Biglari Holdings has used a pair of proxy showdowns to help build its business. Now it faces a shareholder vote of its own — despite agreements designed in part to discourage a proxy.
A group led by Minneapolis-based investment firm Groveland Capital has quietly filed documents with the SEC to replace each of Biglari Holdings’ six board seats, which would presumably include Chairman Sardar Biglari himself.
The group owns a small percentage of shares, but has owned them for years. It has not filed documents with the SEC suggesting it has an activist investment. So the filing has not come with the sort of election-style posturing that often marks proxy fights, at least not yet.
The proxy represents the first real threat to Sardar Biglari’s control at Biglari Holdings since he won a proxy fight against Steak n Shake in 2008, won the chairmanship and then renamed the company Biglari Holdings. It also reveals mounting shareholder unrest at the company, which also owns Western Sizzlin — of which he also gained control in a proxy.
Last year, for instance, Biglari barely beat out a shareholder vote over his compensation. Even the Humane Society, upset at Biglari’s refusal to adopt its suggestions on animal welfare, has proposed a shareholder motion to have Biglari Holdings name an independent director.
The company’s stock is down 28.8 percent this year. And while much of that was due to a shareholder rights offering earlier this year that brought down the per-share value of the stock, it was on its way down before that offering was announced.
Perhaps more telling is this: In May 2011, Biglari began buying up shares in Cracker Barrel, and then launched a series of unsuccessful proxy fights against the Tennessee-based family dining chain.
Stock in Cracker Barrel has gone up 133 percent over that period, and the value of Biglari’s shares has more than doubled — up by more than $323 million. The total value of Biglari Holdings’ Cracker Barrel shares, now owned through the Sardar Biglari-run hedge fund The Lion Fund, is worth nearly $564 million. Plus, Cracker Barrel has paid the fund $34.9 million in dividends over that time.
But shareholders aren’t giving Biglari Holdings the full credit of those shares. The total market cap for the company is just $618.7 million. That would leave only $55 million for the company’s entire restaurant operations, including Steak n Shake and Western Sizzlin, which last year had total revenues of $778 million, according to the company’s annual report.
Investors might be undervaluing Biglari Holdings’ ownership of the Cracker Barrel shares in part because of the transfer to the Lion Fund, which complicated the ownership structure. Also, it’s difficult to imagine Biglari Holdings receiving the full value of those shares unless Cracker Barrel is sold. Cracker Barrel has so far resisted a push by Biglari Holdings to sell the company.
A call this morning to Groveland Capital was not returned. The fund says it invests on a global basis and is focused on “unearthing unique investment opportunities” A related hedge fund, AO Partners Fund, does have a history of proxy contests.

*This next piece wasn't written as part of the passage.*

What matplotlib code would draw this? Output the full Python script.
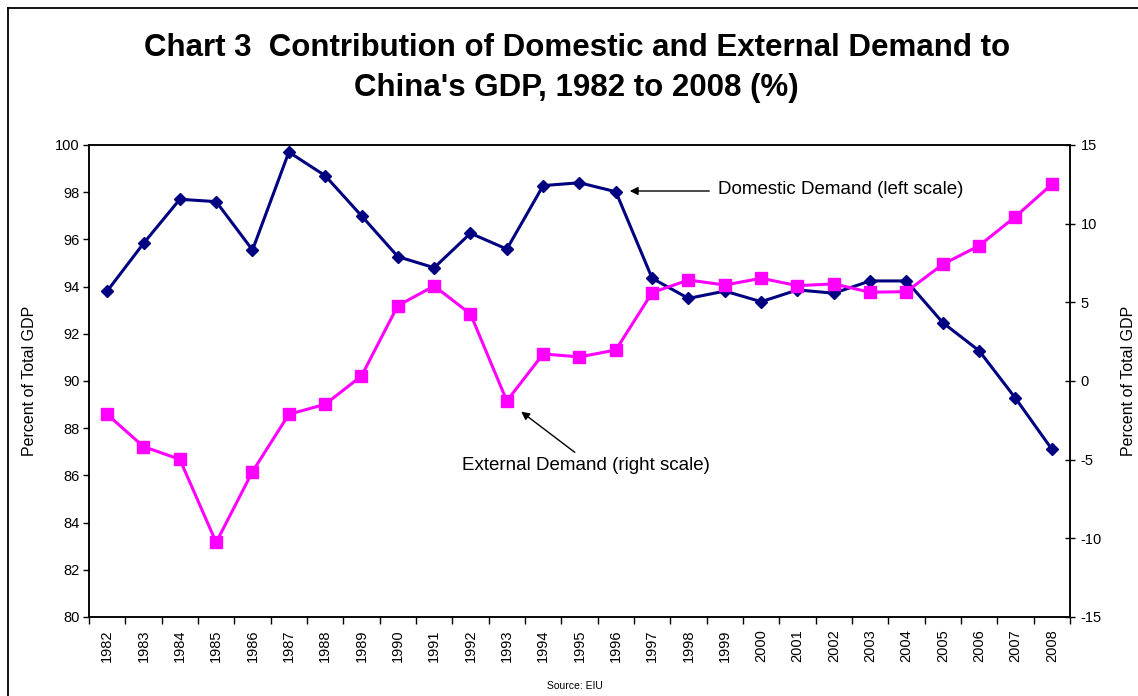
import matplotlib
matplotlib.use("Agg")
import matplotlib.pyplot as plt
from matplotlib.lines import Line2D

plt.rcParams['font.family'] = ['Liberation Sans', 'DejaVu Sans']

years = list(range(1982, 2009))
domestic = [93.81, 95.83, 97.70, 97.60, 95.55, 99.70, 98.70, 97.00, 95.27, 94.80,
            96.26, 95.59, 98.28, 98.40, 98.02, 94.35, 93.50, 93.81, 93.36, 93.86,
            93.72, 94.24, 94.24, 92.47, 91.28, 89.27, 87.11]
external = [-2.12, -4.17, -4.98, -10.26, -5.76, -2.12, -1.48, 0.32, 4.79, 6.04,
            4.26, -1.27, 1.72, 1.53, 1.97, 5.62, 6.42, 6.10, 6.53, 6.06,
            6.17, 5.64, 5.68, 7.42, 8.60, 10.45, 12.50]
left_ticks = list(range(80, 101, 2))
right_ticks = list(range(-15, 16, 5))

W, H = 1138, 696
fig = plt.figure(figsize=(W / 100, H / 100), dpi=100)

def fp(x, y):
    return (x / W, 1 - y / H)

ax = fig.add_axes([89 / W, 1 - 617 / H, (1070 - 89) / W, (617 - 145) / H])
ax2 = ax.twinx()

x = list(range(len(years)))
ax.plot(x, domestic, color='#000080', lw=2.2, marker='D', ms=5.8,
        mfc='#000080', mec='#000080', zorder=3)
ax2.plot(x, external, color='#FF00FF', lw=2.2, marker='s', ms=8.5,
         mfc='#FF00FF', mec='#FF00FF', zorder=3)

ax.set_xlim(-0.5, len(years) - 0.5)
ax.set_ylim(80, 100)
ax.set_yticks(left_ticks)
ax.set_yticklabels([str(t) for t in left_ticks], fontsize=10.5)
ax2.set_ylim(-15, 15)
ax2.set_yticks(right_ticks)
ax2.set_yticklabels([str(t) for t in right_ticks], fontsize=10.5)

ax.set_xticks(x)
ax.set_xticklabels([str(y) for y in years], rotation=90, fontsize=10.5)
ax.tick_params(axis='x', which='major', length=0, pad=9)
ax.set_xticks([i - 0.5 for i in range(len(years) + 1)], minor=True)
ax.tick_params(axis='x', which='minor', length=5, width=1, direction='out')
ax.tick_params(axis='y', length=4, width=1, direction='out', pad=3)
ax2.tick_params(axis='y', length=7, width=1, direction='inout', pad=4)

for a in (ax, ax2):
    for s in a.spines.values():
        s.set_linewidth(1.1)
        s.set_color('black')

ax.set_ylabel('Percent of Total GDP', fontsize=11.5)
ax2.set_ylabel('Percent of Total GDP', fontsize=11.5)
ax.yaxis.set_label_coords(-0.053, 0.5)
ax2.yaxis.set_label_coords(1.052, 0.5)

fig.text(*fp(577, 48), 'Chart 3  Contribution of Domestic and External Demand to',
         ha='center', va='center', fontsize=22.5, fontweight='bold')
fig.text(*fp(576, 88), "China's GDP, 1982 to 2008 (%)",
         ha='center', va='center', fontsize=22.5, fontweight='bold')

fig.text(*fp(718, 190), 'Domestic Demand (left scale)', ha='left', va='center', fontsize=13.5)
ax.annotate('', xy=fp(627, 191), xytext=fp(712, 191),
            xycoords='figure fraction', textcoords='figure fraction',
            arrowprops=dict(arrowstyle='-|>', color='black', lw=1, mutation_scale=12))
fig.text(*fp(586, 466), 'External Demand (right scale)', ha='center', va='center', fontsize=13.5)
ax.annotate('', xy=fp(519, 410), xytext=fp(577, 454),
            xycoords='figure fraction', textcoords='figure fraction',
            arrowprops=dict(arrowstyle='-|>', color='black', lw=1, mutation_scale=12))

fig.text(*fp(575, 686), 'Source: EIU', ha='center', va='center', fontsize=7.5)

fig.add_artist(Line2D([7.5 / W, 7.5 / W], [0, 1 - 7.5 / H], transform=fig.transFigure,
                      color='black', lw=1.3))
fig.add_artist(Line2D([7.5 / W, 1], [1 - 7.5 / H, 1 - 7.5 / H], transform=fig.transFigure,
                      color='black', lw=1.3))

fig.savefig('out.png', dpi=100)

Groveland has nominated six people, including Nicholas Swenson, the CEO of Groveland, Seth Barkett, who is also with Groveland, Tom Lujan, principal at Lujan Legal Counsel, Jim Stryker, a 37-year restaurant industry veteran and former CFO of Perkins Marie Callender’s, Chicago attorney Steve Lombardo, and Ryan Buckley, a director at investment banking firm Livingstone Partners.

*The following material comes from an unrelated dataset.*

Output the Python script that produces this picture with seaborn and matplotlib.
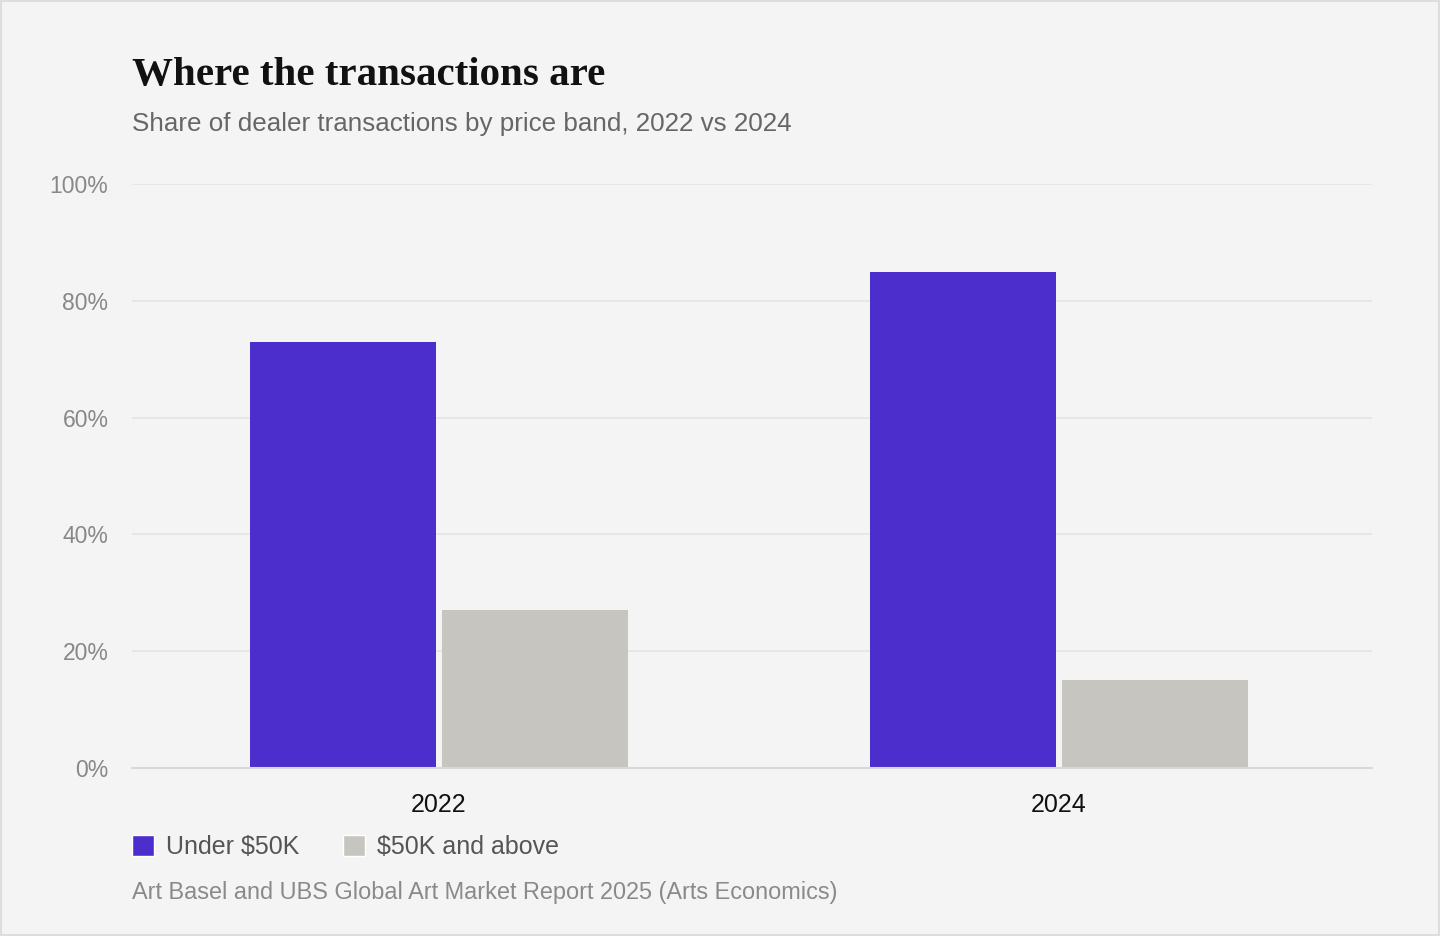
import pandas as pd
import matplotlib.pyplot as plt
import seaborn as sns
from matplotlib.patches import Patch, Rectangle

# Data
years = ["2022", "2024"]
bands = ["Under $50K", "$50K and above"]
under_50k = [73, 85]
above_50k = [27, 15]
y_ticks = [0, 20, 40, 60, 80, 100]
y_labels = ["0%", "20%", "40%", "60%", "80%", "100%"]

purple = "#4b2ecb"
stone = "#c6c5c0"
bg = "#f4f4f4"

df = pd.DataFrame({
    "year": years * 2,
    "band": [bands[0]] * len(years) + [bands[1]] * len(years),
    "share": under_50k + above_50k,
})

sns.set_theme(style="white")
plt.rcParams["font.family"] = ["Liberation Sans", "DejaVu Sans"]

fig = plt.figure(figsize=(14.4, 9.36), dpi=100, facecolor=bg)
ax = fig.add_axes([132 / 1440, 168 / 936, 1240 / 1440, 584 / 936])
ax.set_facecolor(bg)

sns.barplot(data=df, x="year", y="share", hue="band", hue_order=bands,
            palette=[purple, stone], width=0.62, gap=0.031, saturation=1,
            linewidth=0, legend=False, ax=ax)

ax.set_xlim(-0.495, 1.505)
ax.set_ylim(0, 100)
ax.set_yticks(y_ticks)
ax.set_yticklabels(y_labels)
ax.yaxis.grid(True, color="#e4e4e4", linewidth=1.2)
ax.set_axisbelow(True)
for s in ["top", "right", "left"]:
    ax.spines[s].set_visible(False)
ax.spines["bottom"].set_color("#d8d8d8")
ax.spines["bottom"].set_linewidth(1.5)
ax.tick_params(axis="y", length=0, pad=17, labelsize=16.5, labelcolor="#888888")
ax.tick_params(axis="x", length=0, pad=18, labelsize=18, labelcolor="#111111")
ax.set_xlabel("")
ax.set_ylabel("")

fig.text(132 / 1440, 1 - 76 / 936, "Where the transactions are",
         family=["Liberation Serif", "DejaVu Serif"], weight="bold",
         fontsize=29.5, color="#111111", va="center")
fig.text(132 / 1440, 1 - 124 / 936, "Share of dealer transactions by price band, 2022 vs 2024",
         fontsize=18.7, color="#666666", va="center")

handles = [Patch(facecolor=purple), Patch(facecolor=stone)]
fig.legend(handles, bands, loc="center left", bbox_to_anchor=(132 / 1440, 1 - 847 / 936),
           ncol=2, frameon=False, fontsize=18, labelcolor="#555555",
           borderpad=0, borderaxespad=0,
           handlelength=0.88, handleheight=0.88, handletextpad=0.48, columnspacing=1.76)

fig.text(132 / 1440, 1 - 892 / 936, "Art Basel and UBS Global Art Market Report 2025 (Arts Economics)",
         fontsize=16.9, color="#8a8a8a", va="center")

fig.patches.append(Rectangle((0.0005, 0.0008), 0.999, 0.9985, transform=fig.transFigure,
                             fill=False, edgecolor="#dddddd", linewidth=1.5))

fig.savefig("out.png", dpi=100, facecolor=bg)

Biglari Holdings has just six board members, making this a bid by Groveland to unseat the entire board, similar to the effort by the activist Starboard Value to take control at Darden Restaurants.
Of course, Biglari Holdings is fundamentally different than Darden. Biglari would be due substantial sums if he were to ever be ousted from the company.

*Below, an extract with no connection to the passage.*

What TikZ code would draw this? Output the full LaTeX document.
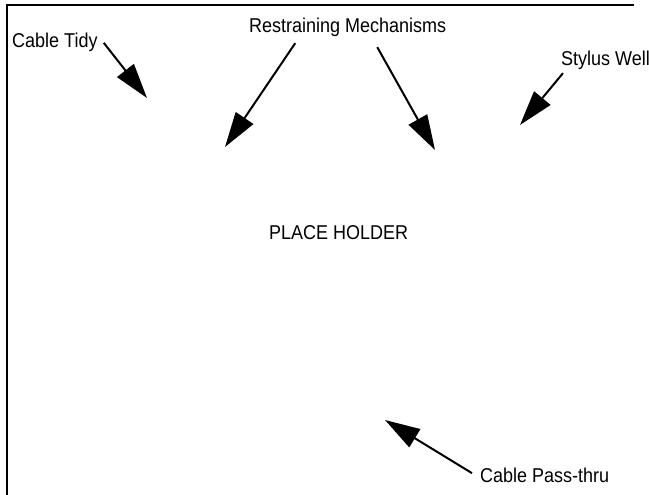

A license agreement reached between Biglari and Biglari Holdings, and another deal between Biglari and Steak n Shake, gives those companies the use of his name. But “in the event of a change of control,” according to the company’s annual report, or if he’s terminated from his job as CEO or chairman, Biglari gets 2.5 percent of company sales for at least five years. Biglari would also get payments under performance compensation plan.
That would be a substantial amount of money. Steak n Shake’s 2014 sales alone were $765.6 million, and 2.5 percent of that would be more than $19 million. According to the report, the payments would be a “significant liability.”
The risk of these licensing deals? According to the company’s annual report, these agreements “may deter a change of control or proxy contest.”